Urban Affairs

Bed-and-breakfast regulation changes proposed

State law regulating bed-and-breakfast establishments in Nebraska would be updated under a bill considered March 14 by the Urban Affairs Committee.

Sen. Danielle Conrad
Sen. Danielle Conrad

LB546, introduced by Lincoln Sen. Danielle Conrad, would redefine a bed-and-breakfast establishment to include a single-family residence that provides breakfast and sleeping accommodations to no more than 20 guests, or ten guest rooms, at one time.

Under current state law, a bed-and-breakfast wishing to serve hot food must install a fire sprinkler system in each room of their establishment. LB546 would limit that requirement to rooms that contain only one exit.
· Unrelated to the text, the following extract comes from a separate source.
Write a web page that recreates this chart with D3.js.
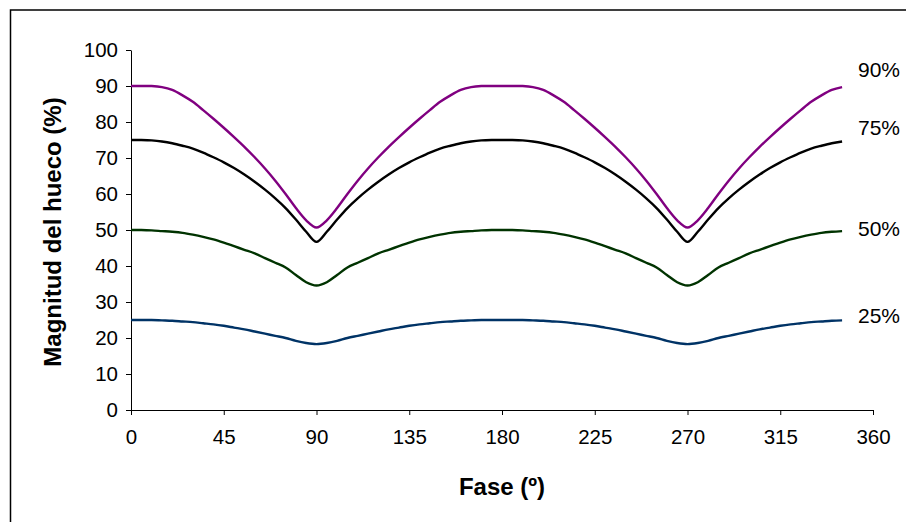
<!DOCTYPE html>
<html>
<head>
<meta charset="utf-8">
<script src="https://cdn.jsdelivr.net/npm/d3@7/dist/d3.min.js"></script>
<style>
  html, body { margin: 0; padding: 0; background: #fff; }
  svg { display: block; }
  text { font-family: "Liberation Sans", Arial, sans-serif; fill: #000; }
</style>
</head>
<body>
<svg id="chart" width="906" height="522"></svg>
<script>
// ---- data ----
const phases = [0,5,10,15,20,25,30,35,40,45,50,55,60,65,70,75,80,85,90,
  95,100,105,110,115,120,125,130,135,140,145,150,155,160,165,170,175,180,
  185,190,195,200,205,210,215,220,225,230,235,240,245,250,255,260,265,270,
  275,280,285,290,295,300,305,310,315,320,325,330,335,340,345];

const sag90 = [90,90,90,89.7,88.9,87.4,85.6,83.3,80.9,78.4,75.8,73.1,70.2,67.1,63.7,60,56.1,52.7,50.7,
  52.7,56.1,60,63.7,67.1,70.2,73.1,75.8,78.4,80.9,83.3,85.6,87.4,88.9,89.7,90,90,90,
  90,90,89.7,88.9,87.4,85.6,83.3,80.9,78.4,75.8,73.1,70.2,67.1,63.7,60,56.1,52.7,50.7,
  52.7,56.1,60,63.7,67.1,70.2,73.1,75.8,78.4,80.9,83.3,85.6,87.4,88.9,89.7];

const sag75 = [75,75,74.9,74.6,74.1,73.4,72.6,71.5,70.2,68.8,67.2,65.4,63.4,61.2,58.8,56.1,52.9,49.5,46.7,
  49.5,52.9,56.1,58.8,61.2,63.4,65.4,67.2,68.8,70.2,71.5,72.6,73.4,74.1,74.6,74.9,75,75,
  75,74.9,74.6,74.1,73.4,72.6,71.5,70.2,68.8,67.2,65.4,63.4,61.2,58.8,56.1,52.9,49.5,46.7,
  49.5,52.9,56.1,58.8,61.2,63.4,65.4,67.2,68.8,70.2,71.5,72.6,73.4,74.1,74.6];

const sag50 = [50,50,49.9,49.7,49.5,49.2,48.7,48.1,47.4,46.5,45.5,44.5,43.5,42.2,40.9,39.6,37.5,35.5,34.6,
  35.5,37.5,39.6,40.9,42.2,43.5,44.5,45.5,46.5,47.4,48.1,48.7,49.2,49.5,49.7,49.9,50,50,
  50,49.9,49.7,49.5,49.2,48.7,48.1,47.4,46.5,45.5,44.5,43.5,42.2,40.9,39.6,37.5,35.5,34.6,
  35.5,37.5,39.6,40.9,42.2,43.5,44.5,45.5,46.5,47.4,48.1,48.7,49.2,49.5,49.7];

const sag25 = [25,25,25,24.9,24.8,24.6,24.4,24.1,23.8,23.4,22.9,22.4,21.8,21.2,20.6,20,19.2,18.6,18.3,
  18.6,19.2,20,20.6,21.2,21.8,22.4,22.9,23.4,23.8,24.1,24.4,24.6,24.8,24.9,25,25,25,
  25,25,24.9,24.8,24.6,24.4,24.1,23.8,23.4,22.9,22.4,21.8,21.2,20.6,20,19.2,18.6,18.3,
  18.6,19.2,20,20.6,21.2,21.8,22.4,22.9,23.4,23.8,24.1,24.4,24.6,24.8,24.9];

const seriesNames = ["90%", "75%", "50%", "25%"];
const seriesColors = ["#800080", "#000000", "#003300", "#003366"];
const labelValues = [94.5, 78.4, 50.3, 26.1];   // where the end labels sit on the value axis

const xTicks = [0,45,90,135,180,225,270,315,360];
const yTicks = [0,10,20,30,40,50,60,70,80,90,100];

const xTitle = "Fase (º)";
const yTitle = "Magnitud del hueco (%)";

// ---- layout ----
const svg = d3.select("#chart");
const m = { left: 131, right: 873, top: 50, bottom: 410 };

const x = d3.scaleLinear().domain([0, 360]).range([m.left, m.right]);
const y = d3.scaleLinear().domain([0, 100]).range([m.bottom, m.top]);

// outer frame
svg.append("rect")
  .attr("x", 10.5).attr("y", 10).attr("width", 930).attr("height", 540)
  .attr("fill", "none").attr("stroke", "#000").attr("stroke-width", 1.5);

// axes
const yAxis = svg.append("g").attr("transform", `translate(${m.left},0)`)
  .call(d3.axisLeft(y).tickValues(yTicks).tickSize(5).tickSizeOuter(0).tickPadding(8));
const xAxis = svg.append("g").attr("transform", `translate(0,${m.bottom})`)
  .call(d3.axisBottom(x).tickValues(xTicks).tickSize(5).tickSizeOuter(0).tickPadding(14));

[yAxis, xAxis].forEach(g => {
  g.selectAll("path.domain").attr("stroke", "#000").attr("stroke-width", 1);
  g.selectAll(".tick line").attr("stroke", "#000").attr("stroke-width", 1);
  g.selectAll(".tick text").attr("font-size", 20.5)
    .attr("font-family", "'Liberation Sans', Arial, sans-serif").attr("fill", "#000");
});

// lines
const seriesData = [sag90, sag75, sag50, sag25];
const line = d3.line()
  .x((d, i) => x(phases[i]))
  .y(d => y(d))
  .curve(d3.curveCardinal.tension(0));

seriesData.forEach((vals, k) => {
  svg.append("path")
    .datum(vals)
    .attr("d", line)
    .attr("fill", "none")
    .attr("stroke", seriesColors[k])
    .attr("stroke-width", 2.4)
    .attr("stroke-linejoin", "round");
});

// end labels
seriesNames.forEach((name, k) => {
  svg.append("text")
    .attr("x", 858)
    .attr("y", y(labelValues[k]))
    .attr("dy", "0.35em")
    .attr("font-size", 21)
    .text(name);
});

// titles
svg.append("text")
  .attr("x", (m.left + m.right) / 2)
  .attr("y", 495)
  .attr("text-anchor", "middle")
  .attr("font-size", 24)
  .attr("font-weight", "bold")
  .text(xTitle);

svg.append("text")
  .attr("transform", `translate(61,${(m.top + m.bottom) / 2 + 2}) rotate(-90)`)
  .attr("text-anchor", "middle")
  .attr("font-size", 24)
  .attr("font-weight", "bold")
  .text(yTitle);
</script>
</body>
</html>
The bill also would outline appropriate safe food handling practices.

Conrad said the bill would be an important step to help small businesses expand the services they are able to offer visitors of Nebraska.

“[The bill] provides the right balance for consumer safety and a vibrant small business and tourism industry,” she said.

Todd Knobel, owner of the historic Spalding House, testified in support of the proposal. After completing renovations to the property, Knobel said, he was informed by regulatory authorities that he would not be able to serve hot meals without sprinklers in every room.

“The requirement to install a sprinkler system … was simply too burdensome to overcome,” Knobel said. “The cost to install such a system would be prohibitive for small businesses like a bed-and-breakfast — with an estimated installation cost in the high tens of thousands of dollars.”

State Fire Marshal Scott Cordes testified in opposition to LB546. He said Nebraska fire regulations generally conform to fire code standards established by the National Fire Protection Association, a nationally recognized leader in fire safety. The NFPA found that sprinklers reduce the rate of civilian fire deaths by 87 percent, fire related injuries by 27 percent and the risk of property loss by 70 percent, he said.

“The potential safety benefits outweigh the costs associated with installing fire sprinkler systems in a bed-and-breakfast,” Cordes said. “Public safety is a paramount concern and the state should maintain the standards set forth in NFPA code requirements.”

The committee took no immediate action on LB546.